Last evening, having just finished a book (my second) by the brilliant theoretical physicist Richard Feynman, I was looking intently at my bookshelves. For some reason my eyes were drawn to "These Truths---A History of the United States" by Jill Lepore (2018). I took hold of the book and immediately noticed a single yellow sticky attached to one of the pages in the book's introduction. When I opened the volume to see what had made an impression on me, I saw that it was a description of late October 1787 when the states were debating the adoption of a new constitution and Alexander Hamilton had penned (anonymously) THE FEDERALIST No. 1. Hamilton was many things---some good, others less worthy of approbation. But he was prescient. He recognized that the United States was "an experiment in the science of politics, marking a new era in the history of government." Lepore's words are worth quoting at length and reading slowly and carefully:

"This was the question of that autumn. And, in a way, it has been the question of every season since, the question of every rising and setting of the sun, on rainy days and snowy days, on clear and cloudy days, at the clap of every thunderstorm. Can a political society really be governed by reflection and election, by reason and truth, rather than by accident and violence, by prejudice and deceit? Is there any arrangement of government---any constitution---by which it's possible for a people to rule themselves, justly and fairly, and as equals, through exercise of judgment and care? Or are their efforts, no matter their constitutions, fated to be corrupted, their judgment muddled by demagoguery, their reason abandoned for fury?"

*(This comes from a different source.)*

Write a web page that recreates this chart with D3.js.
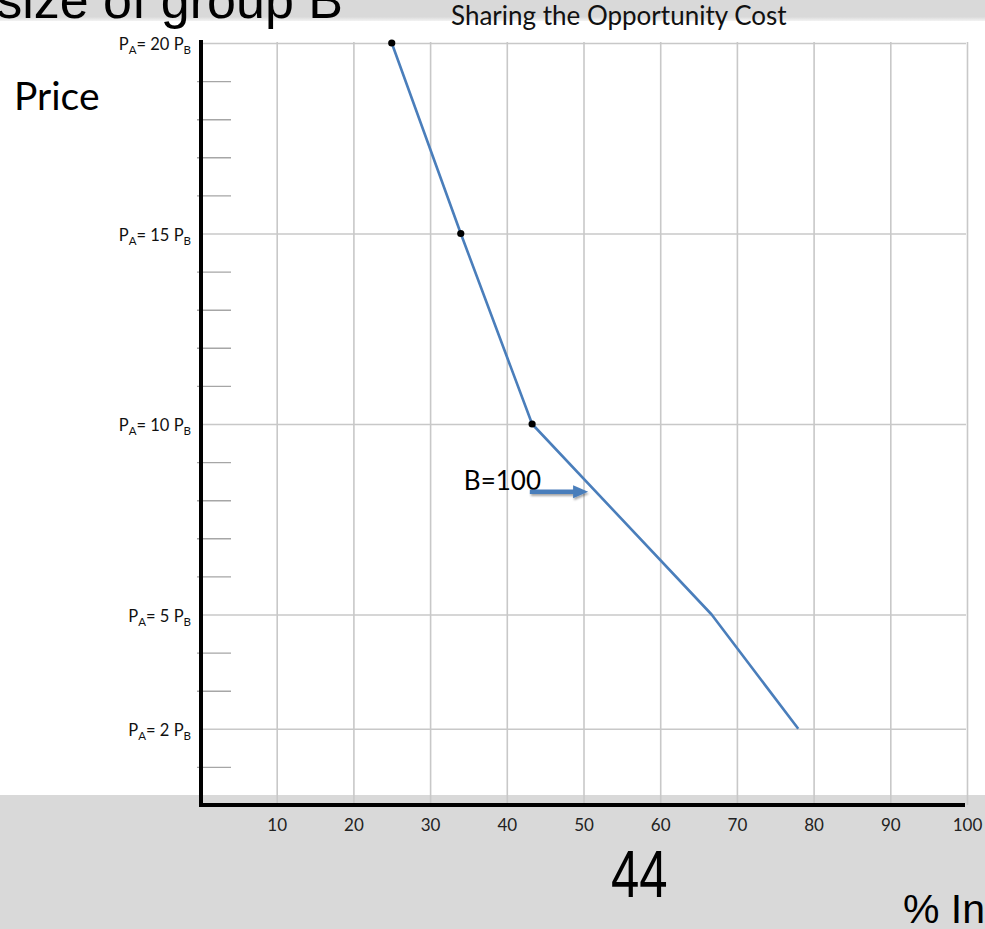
<!DOCTYPE html>
<html>
<head>
<meta charset="utf-8">
<script src="https://cdn.jsdelivr.net/npm/d3@7"></script>
<style>
  html, body { margin: 0; padding: 0; background: #ffffff; }
  svg { display: block; }
</style>
</head>
<body>
<svg id="chart" width="985" height="929"></svg>
<script>
// Opportunity-cost curve: share of income (%) against the price ratio P_A / P_B
const pctShare   = [25, 34, 43.3, 66.7, 78];
const priceRatio = [20, 15, 10, 5, 2];
const dottedCount = 3;                        // first three points carry a marker

const xTickValues = [10, 20, 30, 40, 50, 60, 70, 80, 90, 100];
const yMajorRatios = [20, 15, 10, 5, 2];
const yMinorRatios = [1, 3, 4, 6, 7, 8, 9, 11, 12, 13, 14, 16, 17, 18, 19];

// annotation: label and arrow pointing at the curve (data units)
const annotationText = "B=100";
const annotationPos  = [34.4, 8.27];
const arrowFrom = [43.0, 8.22];
const arrowTo   = [50.6, 8.22];

const svg = d3.select("#chart");
const W = 985, H = 929;

const x = d3.scaleLinear().domain([0, 100]).range([200, 967]);
const y = d3.scaleLinear().domain([0, 20]).range([805, 43]);

const defs = svg.append("defs");
const fadeTop = defs.append("linearGradient").attr("id", "fadeTop")
  .attr("x1", 0).attr("y1", 0).attr("x2", 0).attr("y2", 1);
fadeTop.append("stop").attr("offset", "0%").attr("stop-color", "#d9d9d9");
fadeTop.append("stop").attr("offset", "80%").attr("stop-color", "#d9d9d9");
fadeTop.append("stop").attr("offset", "100%").attr("stop-color", "#f3f3f3");
const shadow = defs.append("filter").attr("id", "arrowShadow")
  .attr("x", "-20%").attr("y", "-50%").attr("width", "140%").attr("height", "200%");
shadow.append("feDropShadow").attr("dx", 1).attr("dy", 2).attr("stdDeviation", 1.2)
  .attr("flood-color", "#000").attr("flood-opacity", 0.35);

// slide background bands
svg.append("rect").attr("x", 0).attr("y", 0).attr("width", W).attr("height", H).attr("fill", "#ffffff");
svg.append("rect").attr("x", 0).attr("y", 0).attr("width", W).attr("height", 21).attr("fill", "url(#fadeTop)");
svg.append("rect").attr("x", 0).attr("y", 795).attr("width", W).attr("height", H - 795).attr("fill", "#d9d9d9");

// large slide heading, partly off-canvas
svg.append("text")
  .attr("x", 343).attr("y", 18)
  .attr("text-anchor", "end")
  .attr("font-family", "'Liberation Sans', Arial, sans-serif")
  .attr("font-size", 52)
  .attr("fill", "#000")
  .text("size of group B");

// vertical axis caption
svg.append("text")
  .attr("x", 14).attr("y", 110)
  .attr("font-family", "Lato, 'Open Sans', sans-serif")
  .attr("font-size", 39)
  .attr("fill", "#000")
  .text("Price");

// chart title
svg.append("text")
  .attr("x", 451).attr("y", 25)
  .attr("font-family", "Lato, 'Open Sans', sans-serif")
  .attr("font-size", 26)
  .attr("fill", "#111")
  .text("Sharing the Opportunity Cost");

// vertical gridlines
svg.append("g")
  .attr("transform", `translate(0,${y(0)})`)
  .call(d3.axisBottom(x).tickValues(xTickValues).tickSize(-(y(0) - 42)).tickFormat(""))
  .call(g => g.select(".domain").remove())
  .call(g => g.selectAll(".tick line").attr("stroke", "#c8c8c8").attr("stroke-width", 1.6));

// horizontal gridlines at the labelled ratios
svg.append("g")
  .attr("transform", `translate(${x(0)},0)`)
  .call(d3.axisRight(y).tickValues(yMajorRatios).tickSize(x(100) - x(0) - 1).tickFormat(""))
  .call(g => g.select(".domain").remove())
  .call(g => g.selectAll(".tick line").attr("stroke", "#c8c8c8").attr("stroke-width", 1.6));

// short minor tick marks on the price axis
svg.append("g")
  .attr("transform", `translate(${x(0) - 3},0)`)
  .call(d3.axisRight(y).tickValues(yMinorRatios).tickSize(34).tickFormat(""))
  .call(g => g.select(".domain").remove())
  .call(g => g.selectAll(".tick line").attr("stroke", "#a6a6a6").attr("stroke-width", 1.4));

// price-ratio labels with subscripts
const yLab = svg.append("g")
  .attr("font-family", "Lato, 'Open Sans', sans-serif")
  .attr("font-size", 16.5)
  .attr("fill", "#111");
yMajorRatios.forEach(r => {
  const t = yLab.append("text")
    .attr("x", 191).attr("y", y(r) + 7)
    .attr("text-anchor", "end");
  t.append("tspan").text("P");
  t.append("tspan").attr("font-size", 11.5).attr("dy", 4).text("A");
  t.append("tspan").attr("dy", -4).text(`= ${r} P`);
  t.append("tspan").attr("font-size", 11.5).attr("dy", 4).text("B");
});

// x tick labels
svg.append("g")
  .attr("transform", `translate(0,${y(0)})`)
  .call(d3.axisBottom(x).tickValues(xTickValues).tickSize(0).tickPadding(14))
  .call(g => g.select(".domain").remove())
  .call(g => g.selectAll(".tick text")
    .attr("font-family", "Lato, 'Open Sans', sans-serif")
    .attr("font-size", 17)
    .attr("fill", "#222"));

// axis lines
svg.append("line")
  .attr("x1", x(0) + 1).attr("x2", x(0) + 1)
  .attr("y1", 40).attr("y2", y(0) + 2)
  .attr("stroke", "#000").attr("stroke-width", 4);
svg.append("line")
  .attr("x1", x(0) - 1).attr("x2", 965)
  .attr("y1", y(0)).attr("y2", y(0))
  .attr("stroke", "#000").attr("stroke-width", 4);

// the curve
const pts = pctShare.map((v, i) => [v, priceRatio[i]]);
const line = d3.line().x(d => x(d[0])).y(d => y(d[1]));
svg.append("path")
  .datum(pts)
  .attr("d", line)
  .attr("fill", "none")
  .attr("stroke", "#4a7ebb")
  .attr("stroke-width", 2.6)
  .attr("stroke-linejoin", "round");

svg.append("g").selectAll("circle")
  .data(pts.slice(0, dottedCount))
  .join("circle")
  .attr("cx", d => x(d[0]))
  .attr("cy", d => y(d[1]))
  .attr("r", 3.6)
  .attr("fill", "#000");

// annotation
svg.append("text")
  .attr("x", x(annotationPos[0])).attr("y", y(annotationPos[1]))
  .attr("font-family", "Lato, 'Open Sans', sans-serif")
  .attr("font-size", 26)
  .attr("fill", "#000")
  .text(annotationText);

const ax0 = x(arrowFrom[0]), ax1 = x(arrowTo[0]), ay = y(arrowFrom[1]);
const headLen = 15, shaftHalf = 2.2, headHalf = 6.5;
svg.append("path")
  .attr("d", `M${ax0},${ay - shaftHalf} L${ax1 - headLen},${ay - shaftHalf} L${ax1 - headLen},${ay - headHalf}
              L${ax1},${ay} L${ax1 - headLen},${ay + headHalf} L${ax1 - headLen},${ay + shaftHalf}
              L${ax0},${ay + shaftHalf} Z`)
  .attr("fill", "#4a7ebb")
  .attr("filter", "url(#arrowShadow)");

// slide number and the cut-off horizontal axis caption
svg.append("text")
  .attr("transform", "translate(611,897) scale(0.77,1)")
  .attr("font-family", "'Liberation Sans', Arial, sans-serif")
  .attr("font-size", 66)
  .attr("fill", "#000")
  .text("44");

svg.append("text")
  .attr("x", 903).attr("y", 923)
  .attr("font-family", "'Liberation Sans', Arial, sans-serif")
  .attr("font-size", 41)
  .attr("fill", "#000")
  .text("% Income");
</script>
</body>
</html>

As I read and re-read and ponder the words of this passage, I worry that my generation---we grew into adulthood with Woodstock, the Apollo moon landing, the Civil Rights Movement, protests against the War in Vietnam, baby steps toward women's equality, Bobby Kennedy, Nixon, and Watergate---has, in the end, failed to live up to its responsibilities and that history will judge us harshly for damaging---perhaps irretrievably---the extraordinary experiment in government that is written into our Constitution and is our nation's history.